▶ DATA
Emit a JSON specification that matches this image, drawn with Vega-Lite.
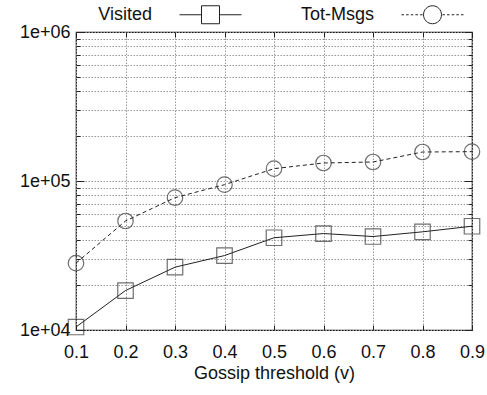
{
  "$schema": "https://vega.github.io/schema/vega-lite/v6.json",
  "width": 396,
  "height": 298,
  "autosize": {"type": "none"},
  "padding": {"left": 76, "top": 32, "right": 15, "bottom": 65},
  "config": {
    "view": {"stroke": "#111", "strokeWidth": 1.2},
    "font": "Liberation Sans",
    "axis": {
      "labelFont": "Liberation Sans",
      "labelFontSize": 18,
      "labelColor": "#111",
      "labelFlush": false,
      "titleFont": "Liberation Sans",
      "titleFontSize": 18,
      "titleFontWeight": "normal",
      "titleColor": "#111",
      "gridColor": "#999",
      "gridDash": [1.5, 1.5],
      "gridWidth": 1,
      "tickColor": "#222",
      "domain": false
    },
    "legend": {
      "labelFont": "Liberation Sans",
      "labelFontSize": 18,
      "labelColor": "#111"
    }
  },
  "data": {
    "values": [
      {"v": 0.1, "series": "Visited", "value": 10470},
      {"v": 0.2, "series": "Visited", "value": 18400},
      {"v": 0.3, "series": "Visited", "value": 26400},
      {"v": 0.4, "series": "Visited", "value": 31600},
      {"v": 0.5, "series": "Visited", "value": 41600},
      {"v": 0.6, "series": "Visited", "value": 44400},
      {"v": 0.7, "series": "Visited", "value": 42400},
      {"v": 0.8, "series": "Visited", "value": 45600},
      {"v": 0.9, "series": "Visited", "value": 49700},
      {"v": 0.1, "series": "Tot-Msgs", "value": 28100},
      {"v": 0.2, "series": "Tot-Msgs", "value": 53900},
      {"v": 0.3, "series": "Tot-Msgs", "value": 77300},
      {"v": 0.4, "series": "Tot-Msgs", "value": 94500},
      {"v": 0.5, "series": "Tot-Msgs", "value": 121000},
      {"v": 0.6, "series": "Tot-Msgs", "value": 132100},
      {"v": 0.7, "series": "Tot-Msgs", "value": 134100},
      {"v": 0.8, "series": "Tot-Msgs", "value": 156500},
      {"v": 0.9, "series": "Tot-Msgs", "value": 157400}
    ]
  },
  "layer": [
    {
      "transform": [{"filter": "datum.series == 'Visited'"}],
      "mark": {"type": "line", "color": "#222", "strokeWidth": 1},
      "encoding": {
        "x": {
          "field": "v", "type": "quantitative",
          "scale": {"domain": [0.1, 0.9], "nice": false, "zero": false},
          "axis": {
            "orient": "bottom",
            "values": [0.1, 0.2, 0.3, 0.4, 0.5, 0.6, 0.7, 0.8, 0.9],
            "format": ".1f",
            "grid": true,
            "tickSize": -5,
            "labelPadding": 18,
            "title": "Gossip threshold (v)",
            "titlePadding": 3
          }
        },
        "y": {
          "field": "value", "type": "quantitative",
          "scale": {"type": "log", "domain": [10000, 1000000], "nice": false},
          "axis": {
            "orient": "left",
            "values": [10000, 20000, 30000, 40000, 50000, 60000, 70000, 80000, 90000, 100000, 200000, 300000, 400000, 500000, 600000, 700000, 800000, 900000, 1000000],
            "labelExpr": "datum.value == 10000 ? '1e+04' : datum.value == 100000 ? '1e+05' : datum.value == 1000000 ? '1e+06' : ''",
            "grid": true,
            "tickSize": {"condition": {"test": "datum.value == 10000 || datum.value == 100000 || datum.value == 1000000", "value": -8}, "value": -4},
            "labelPadding": 14,
            "title": null
          }
        }
      }
    },
    {
      "transform": [{"filter": "datum.series == 'Tot-Msgs'"}],
      "mark": {"type": "line", "color": "#222", "strokeWidth": 1, "strokeDash": [4, 3]},
      "encoding": {
        "x": {"field": "v", "type": "quantitative", "axis": null},
        "y": {"field": "value", "type": "quantitative", "axis": null}
      }
    },
    {
      "transform": [{"filter": "datum.series == 'Visited'"}],
      "mark": {"type": "point", "shape": "square", "filled": false, "size": 240, "strokeWidth": 1.2, "color": "#333"},
      "encoding": {
        "x": {"field": "v", "type": "quantitative", "axis": null},
        "y": {"field": "value", "type": "quantitative", "axis": null}
      }
    },
    {
      "transform": [{"filter": "datum.series == 'Tot-Msgs'"}],
      "mark": {"type": "point", "shape": "circle", "filled": false, "size": 240, "strokeWidth": 1.2, "color": "#333"},
      "encoding": {
        "x": {"field": "v", "type": "quantitative", "axis": null},
        "y": {"field": "value", "type": "quantitative", "axis": null}
      }
    },
    {
      "mark": {"type": "point", "filled": false, "opacity": 0, "size": 1},
      "encoding": {
        "x": {"field": "v", "type": "quantitative", "axis": null},
        "y": {"field": "value", "type": "quantitative", "axis": null},
        "shape": {
          "field": "series", "type": "nominal",
          "scale": {
            "domain": ["Visited", "Tot-Msgs"],
            "range": [
              "M-1,0H-0.29M0.29,0H1M-0.29,-0.29H0.29V0.29H-0.29Z",
              "M-1,0H-0.92M-0.85,0H-0.77M-0.7,0H-0.62M-0.55,0H-0.47M-0.4,0H-0.32M0.32,0H0.4M0.47,0H0.55M0.62,0H0.7M0.77,0H0.85M0.92,0H1M0.29,0A0.29,0.29 0 1,1 -0.29,0A0.29,0.29 0 1,1 0.29,0Z"
            ]
          },
          "legend": {
            "title": null,
            "orient": "none",
            "direction": "horizontal",
            "legendX": 103,
            "legendY": -49,
            "symbolSize": 3844,
            "symbolOpacity": 1,
            "symbolStrokeWidth": 1,
            "symbolStrokeColor": "#222",
            "symbolFillColor": "transparent",
            "labelAlign": "right",
            "labelOffset": -90,
            "columnPadding": 56
          }
        }
      }
    },
    {
      "mark": {"type": "line", "opacity": 0},
      "encoding": {
        "x": {
          "field": "v", "type": "quantitative",
          "axis": {
            "orient": "top",
            "values": [0.1, 0.2, 0.3, 0.4, 0.5, 0.6, 0.7, 0.8, 0.9],
            "labels": false,
            "grid": false,
            "tickSize": -5,
            "title": null
          }
        },
        "y": {
          "field": "value", "type": "quantitative",
          "axis": {
            "orient": "right",
            "values": [10000, 20000, 30000, 40000, 50000, 60000, 70000, 80000, 90000, 100000, 200000, 300000, 400000, 500000, 600000, 700000, 800000, 900000, 1000000],
            "labels": false,
            "grid": false,
            "tickSize": {"condition": {"test": "datum.value == 10000 || datum.value == 100000 || datum.value == 1000000", "value": -8}, "value": -4},
            "title": null
          }
        },
        "detail": {"field": "series"}
      }
    }
  ],
  "resolve": {"axis": {"x": "independent", "y": "independent"}}
}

▶ OBJECTIVE
Go through the listing above and quote it exactly, apart from its images.

▶ EXERCISE ANSWER
Emit a JSON specification that matches this image, drawn with Vega-Lite.
{
  "$schema": "https://vega.github.io/schema/vega-lite/v6.json",
  "width": 396,
  "height": 298,
  "autosize": {"type": "none"},
  "padding": {"left": 76, "top": 32, "right": 15, "bottom": 65},
  "config": {
    "view": {"stroke": "#111", "strokeWidth": 1.2},
    "font": "Liberation Sans",
    "axis": {
      "labelFont": "Liberation Sans",
      "labelFontSize": 18,
      "labelColor": "#111",
      "labelFlush": false,
      "titleFont": "Liberation Sans",
      "titleFontSize": 18,
      "titleFontWeight": "normal",
      "titleColor": "#111",
      "gridColor": "#999",
      "gridDash": [1.5, 1.5],
      "gridWidth": 1,
      "tickColor": "#222",
      "domain": false
    },
    "legend": {
      "labelFont": "Liberation Sans",
      "labelFontSize": 18,
      "labelColor": "#111"
    }
  },
  "data": {
    "values": [
      {"v": 0.1, "series": "Visited", "value": 10470},
      {"v": 0.2, "series": "Visited", "value": 18400},
      {"v": 0.3, "series": "Visited", "value": 26400},
      {"v": 0.4, "series": "Visited", "value": 31600},
      {"v": 0.5, "series": "Visited", "value": 41600},
      {"v": 0.6, "series": "Visited", "value": 44400},
      {"v": 0.7, "series": "Visited", "value": 42400},
      {"v": 0.8, "series": "Visited", "value": 45600},
      {"v": 0.9, "series": "Visited", "value": 49700},
      {"v": 0.1, "series": "Tot-Msgs", "value": 28100},
      {"v": 0.2, "series": "Tot-Msgs", "value": 53900},
      {"v": 0.3, "series": "Tot-Msgs", "value": 77300},
      {"v": 0.4, "series": "Tot-Msgs", "value": 94500},
      {"v": 0.5, "series": "Tot-Msgs", "value": 121000},
      {"v": 0.6, "series": "Tot-Msgs", "value": 132100},
      {"v": 0.7, "series": "Tot-Msgs", "value": 134100},
      {"v": 0.8, "series": "Tot-Msgs", "value": 156500},
      {"v": 0.9, "series": "Tot-Msgs", "value": 157400}
    ]
  },
  "layer": [
    {
      "transform": [{"filter": "datum.series == 'Visited'"}],
      "mark": {"type": "line", "color": "#222", "strokeWidth": 1},
      "encoding": {
        "x": {
          "field": "v", "type": "quantitative",
          "scale": {"domain": [0.1, 0.9], "nice": false, "zero": false},
          "axis": {
            "orient": "bottom",
            "values": [0.1, 0.2, 0.3, 0.4, 0.5, 0.6, 0.7, 0.8, 0.9],
            "format": ".1f",
            "grid": true,
            "tickSize": -5,
            "labelPadding": 18,
            "title": "Gossip threshold (v)",
            "titlePadding": 3
          }
        },
        "y": {
          "field": "value", "type": "quantitative",
          "scale": {"type": "log", "domain": [10000, 1000000], "nice": false},
          "axis": {
            "orient": "left",
            "values": [10000, 20000, 30000, 40000, 50000, 60000, 70000, 80000, 90000, 100000, 200000, 300000, 400000, 500000, 600000, 700000, 800000, 900000, 1000000],
            "labelExpr": "datum.value == 10000 ? '1e+04' : datum.value == 100000 ? '1e+05' : datum.value == 1000000 ? '1e+06' : ''",
            "grid": true,
            "tickSize": {"condition": {"test": "datum.value == 10000 || datum.value == 100000 || datum.value == 1000000", "value": -8}, "value": -4},
            "labelPadding": 14,
            "title": null
          }
        }
      }
    },
    {
      "transform": [{"filter": "datum.series == 'Tot-Msgs'"}],
      "mark": {"type": "line", "color": "#222", "strokeWidth": 1, "strokeDash": [4, 3]},
      "encoding": {
        "x": {"field": "v", "type": "quantitative", "axis": null},
        "y": {"field": "value", "type": "quantitative", "axis": null}
      }
    },
    {
      "transform": [{"filter": "datum.series == 'Visited'"}],
      "mark": {"type": "point", "shape": "square", "filled": false, "size": 240, "strokeWidth": 1.2, "color": "#333"},
      "encoding": {
        "x": {"field": "v", "type": "quantitative", "axis": null},
        "y": {"field": "value", "type": "quantitative", "axis": null}
      }
    },
    {
      "transform": [{"filter": "datum.series == 'Tot-Msgs'"}],
      "mark": {"type": "point", "shape": "circle", "filled": false, "size": 240, "strokeWidth": 1.2, "color": "#333"},
      "encoding": {
        "x": {"field": "v", "type": "quantitative", "axis": null},
        "y": {"field": "value", "type": "quantitative", "axis": null}
      }
    },
    {
      "mark": {"type": "point", "filled": false, "opacity": 0, "size": 1},
      "encoding": {
        "x": {"field": "v", "type": "quantitative", "axis": null},
        "y": {"field": "value", "type": "quantitative", "axis": null},
        "shape": {
          "field": "series", "type": "nominal",
          "scale": {
            "domain": ["Visited", "Tot-Msgs"],
            "range": [
              "M-1,0H-0.29M0.29,0H1M-0.29,-0.29H0.29V0.29H-0.29Z",
              "M-1,0H-0.92M-0.85,0H-0.77M-0.7,0H-0.62M-0.55,0H-0.47M-0.4,0H-0.32M0.32,0H0.4M0.47,0H0.55M0.62,0H0.7M0.77,0H0.85M0.92,0H1M0.29,0A0.29,0.29 0 1,1 -0.29,0A0.29,0.29 0 1,1 0.29,0Z"
            ]
          },
          "legend": {
            "title": null,
            "orient": "none",
            "direction": "horizontal",
            "legendX": 103,
            "legendY": -49,
            "symbolSize": 3844,
            "symbolOpacity": 1,
            "symbolStrokeWidth": 1,
            "symbolStrokeColor": "#222",
            "symbolFillColor": "transparent",
            "labelAlign": "right",
            "labelOffset": -90,
            "columnPadding": 56
          }
        }
      }
    },
    {
      "mark": {"type": "line", "opacity": 0},
      "encoding": {
        "x": {
          "field": "v", "type": "quantitative",
          "axis": {
            "orient": "top",
            "values": [0.1, 0.2, 0.3, 0.4, 0.5, 0.6, 0.7, 0.8, 0.9],
            "labels": false,
            "grid": false,
            "tickSize": -5,
            "title": null
          }
        },
        "y": {
          "field": "value", "type": "quantitative",
          "axis": {
            "orient": "right",
            "values": [10000, 20000, 30000, 40000, 50000, 60000, 70000, 80000, 90000, 100000, 200000, 300000, 400000, 500000, 600000, 700000, 800000, 900000, 1000000],
            "labels": false,
            "grid": false,
            "tickSize": {"condition": {"test": "datum.value == 10000 || datum.value == 100000 || datum.value == 1000000", "value": -8}, "value": -4},
            "title": null
          }
        },
        "detail": {"field": "series"}
      }
    }
  ],
  "resolve": {"axis": {"x": "independent", "y": "independent"}}
}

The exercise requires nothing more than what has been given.